Abstract
Self-supervised learning enables the creation of algorithms that outperform supervised pre-training methods in numerous computer vision tasks. This paper provides a comprehensive overview of self-supervised learning applications across various X-ray modalities, including conventional X-ray, computed tomography, mammography, and dental X-ray. Apart from the application of self-supervised learning in the interpretation phase of X-ray images, the paper also emphasizes the critical role of self-supervised learning integration in the preprocessing and archiving phase. Furthermore, the paper explores the application of self-supervised learning in multi-modal scenarios, which represents a key future direction in developing machine learning-based applications across the field of medicine. Lastly, the paper addresses the main challenges associated with the development of self-supervised learning applications tailored for X-ray modalities. The findings from the reviewed literature strongly suggest that the self-supervised learning approach has the potential to be a “game-changer”, enabling the elimination of the current situation where many machine learning-based systems are developed but few are deployed in daily clinical practice.
1. Introduction
Radiology has been established for over 125 years and has significantly reduced mortality rates from various diseases such as pneumonia, cancer, coronary heart disease, and nonfatal myocardial infarction (Howell 2011; The National Lung Screening Trial Research Team 2011; Wake et al. 2011; Crummy et al. 2018; Imai et al. 2018). Currently, radiologists are faced with the challenge of interpreting a vast amount of imaging data. The immense task of interpreting medical images leads to radiologists experiencing fatigue and burnout, consequently raising the probability of medical errors (Bercovich and Javitt 2018). To address these challenges, there is an urge to develop algorithms. Implementing automated medical image analysis offers several advantages, including enhanced sensitivity for subtle findings, prioritization of time-sensitive cases, automation of routine tasks, and alleviating the scarcity of radiologists in remote areas and developing countries (Çallı et al. 2021).

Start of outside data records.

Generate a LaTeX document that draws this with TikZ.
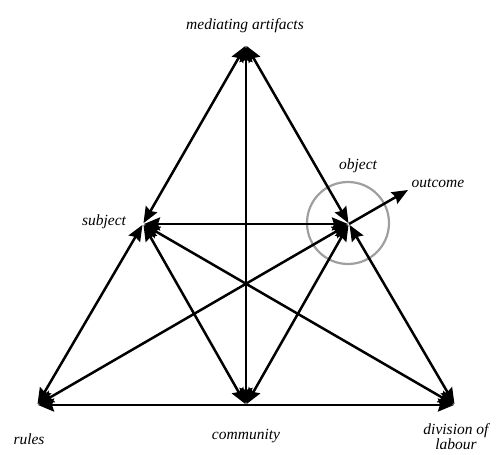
\documentclass[tikz,border=0pt]{standalone}
\usepackage{fontspec}
\setmainfont{Liberation Serif}
\usetikzlibrary{arrows.meta}
\begin{document}
\begin{tikzpicture}[x=1pt,y=-1pt,
  link/.style={line width=2.5pt,{Stealth[length=16pt,width=13pt,inset=2pt]}-{Stealth[length=16pt,width=13pt,inset=2pt]}, shorten <=1pt, shorten >=1pt},
  onelink/.style={line width=2.5pt,-{Stealth[length=16pt,width=13pt,inset=2pt]}},
  lbl/.style={font=\itshape\fontsize{15.5}{17}\selectfont, inner sep=0pt, align=center}]
\useasboundingbox (0,0) rectangle (496,455);
\coordinate (T) at (246,45);
\coordinate (S) at (143,224);
\coordinate (O) at (349,224);
\coordinate (R) at (37,405);
\coordinate (C) at (246,405);
\coordinate (D) at (455,405);
\coordinate (Out) at (408,190);
\draw[gray!75, line width=2.2pt] (348,223) circle (41);
\draw[link] (T) -- (S);
\draw[link] (T) -- (O);
\draw[link] (T) -- (C);
\draw[link] (S) -- (O);
\draw[link] (S) -- (R);
\draw[link] (S) -- (C);
\draw[link] (O) -- (C);
\draw[link] (O) -- (D);
\draw[link] (R) -- (D);
\draw[link] (R) -- (O);
\draw[link] (D) -- (S);
\draw[onelink] (O) -- (Out);
\node[lbl] (lT) at (245,26) {mediating artifacts};
\node[lbl] (lS) at (104,222) {subject};
\node[lbl] (lO) at (358,166) {object};
\node[lbl] (lOut) at (438,183) {outcome};
\node[lbl] (lR) at (29,439) {rules};
\node[lbl] (lC) at (246,436) {community};
\node[lbl,anchor=south,font=\itshape\fontsize{15.5}{15}\selectfont] (lD) at (456,450) {division of\\labour};
\end{tikzpicture}
\end{document}
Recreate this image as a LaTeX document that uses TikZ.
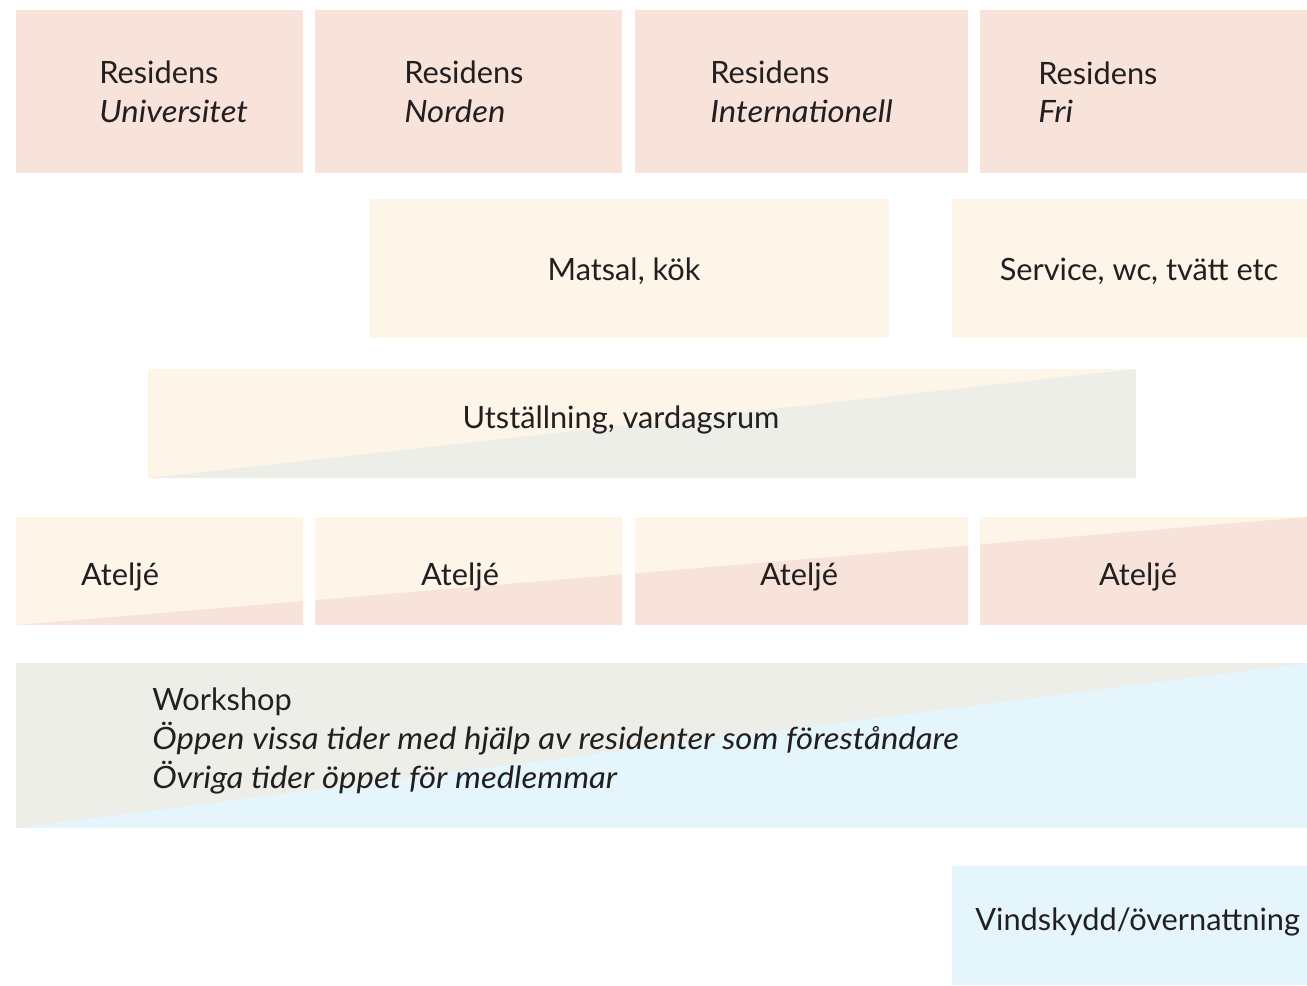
\documentclass[tikz,border=0pt]{standalone}
\usepackage{fontspec}
\setmainfont{Lato}[ItalicFeatures={FakeStretch=1.07}]
\usepackage{tikz}

\definecolor{roomPink}{HTML}{F8E3DA}
\definecolor{roomCream}{HTML}{FDF6E8}
\definecolor{roomGrey}{HTML}{EEEEE9}
\definecolor{roomBlue}{HTML}{E4F5FC}
\definecolor{roomText}{HTML}{231F20}

\tikzset{
  roomlabel/.style={text=roomText, inner sep=0pt, font=\fontsize{17.5}{22}\selectfont},
  roomleft/.style={roomlabel, anchor=west, align=left}
}

\begin{document}
\begin{tikzpicture}[x=0.02cm, y=-0.02cm]
    \useasboundingbox (0,0) rectangle (1307,985);

    % First row: residens
    \fill[roomPink] (16,10) rectangle (303,173);
    \fill[roomPink] (315,10) rectangle (622,173);
    \fill[roomPink] (635,10) rectangle (968,173);
    \fill[roomPink] (980,10) rectangle (1307,173);
    \node[roomleft] (resUni) at (99,92) {Residens\\\textit{Universitet}};
    \node[roomleft] (resNor) at (404,92) {Residens\\\textit{Norden}};
    \node[roomleft] (resInt) at (710,92) {Residens\\\textit{Internationell}};
    \node[roomleft] (resFri) at (1038,92) {Residens\\\textit{Fri}};

    % Second row: matsal and service
    \fill[roomCream] (370,199) rectangle (889,338);
    \fill[roomCream] (952,199) rectangle (1307,338);
    \node[roomlabel] (matsal) at (624,271) {Matsal, kök};
    \node[roomlabel] (service) at (1139,271) {Service, wc, tvätt etc};

    % Third row: utställning, split on the diagonal
    \fill[roomCream] (148,369) rectangle (1136,478);
    \fill[roomGrey] (148,478) -- (1136,369) -- (1136,478) -- cycle;
    \node[roomlabel] (utst) at (621,420) {Utställning, vardagsrum};

    % Fourth row: ateljéer, one diagonal across all four
    \begin{scope}
        \clip (16,517) rectangle (303,625) (315,517) rectangle (622,625)
              (635,517) rectangle (968,625) (980,517) rectangle (1307,625);
        \fill[roomCream] (16,517) rectangle (1307,625);
        \fill[roomPink] (16,625) -- (1307,517) -- (1307,625) -- cycle;
    \end{scope}
    \foreach \cx/\name in {120/atA, 460/atB, 799/atC, 1138/atD}
        \node[roomlabel] (\name) at (\cx,577) {Ateljé};

    % Fifth row: workshop
    \fill[roomGrey] (16,663) rectangle (1307,828);
    \fill[roomBlue] (16,828) -- (1307,663) -- (1307,828) -- cycle;
    \node[roomleft] (workshop) at (152,741) {Workshop\\
        \textit{Öppen vissa tider med hjälp av residenter som föreståndare}\\
        \textit{Övriga tider öppet för medlemmar}};

    % Last row: vindskydd
    \fill[roomBlue] (952,866) rectangle (1307,985);
    \node[roomlabel, anchor=west] (vind) at (975,922) {Vindskydd/övernattning};
\end{tikzpicture}
\end{document}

The deployment of machine learning (ML) in radiology holds promise for improving many aspects of the radiology workflow (Pierre et al. 2023), potentially resulting in increased diagnostic accuracy and efficiency, optimized treatment plans, enhanced quality of care, and a potential reduction in healthcare-related expenditures. The currently developed deep learning-based systems for automated medical image interpretation have reached levels comparable to practicing radiologists’ performance in some tasks (Rajpurkar et al. 2017). Studies have also shown that using ML can assist physicians in identifying abnormalities in medical images more effectively (Leibig et al. 2022). Despite all these breakthroughs, several challenging aspects still need to be addressed. Deep learning relies on having access to a substantial amount of annotated data (Zhou et al. 2021). This issue is particularly problematic in medical applications because medical imaging datasets are significantly smaller (hundreds/thousands) compared to natural domain datasets (millions of samples). The annotation of medical imaging data adds another challenge as it requires a substantial amount of time, effort, and a team of experts (Mckinney et al. 2020). To tackle the issue of data scarcity, the transfer learning technique is a promising solution. This method involves pretraining systems on a large natural domain dataset and then employing them in the medical image domain. However, the domain gap between the two datasets is substantial because medical images have entirely different characteristics from natural images, such as low image quality, latent feature distribution, lower resolution, 3D form, and similar image content across images (Zhou et al. 2019; Zhuang et al. 2019; Li et al. 2021a). Data imbalance is another issue for deep learning algorithms. This imbalance is particularly noticeable in the context of rare diseases, where most of the dataset comprises “normal” data, while instances of the disease are statistically scarce. Additionally, the ML systems frequently struggle with the designated tasks when data are collected from different acquisition centers and devices, introducing variation within the medical imaging domain, such as signal-to-noise ratio. All these practical challenges critically stagnate the robustness and generalizability of transfer learning.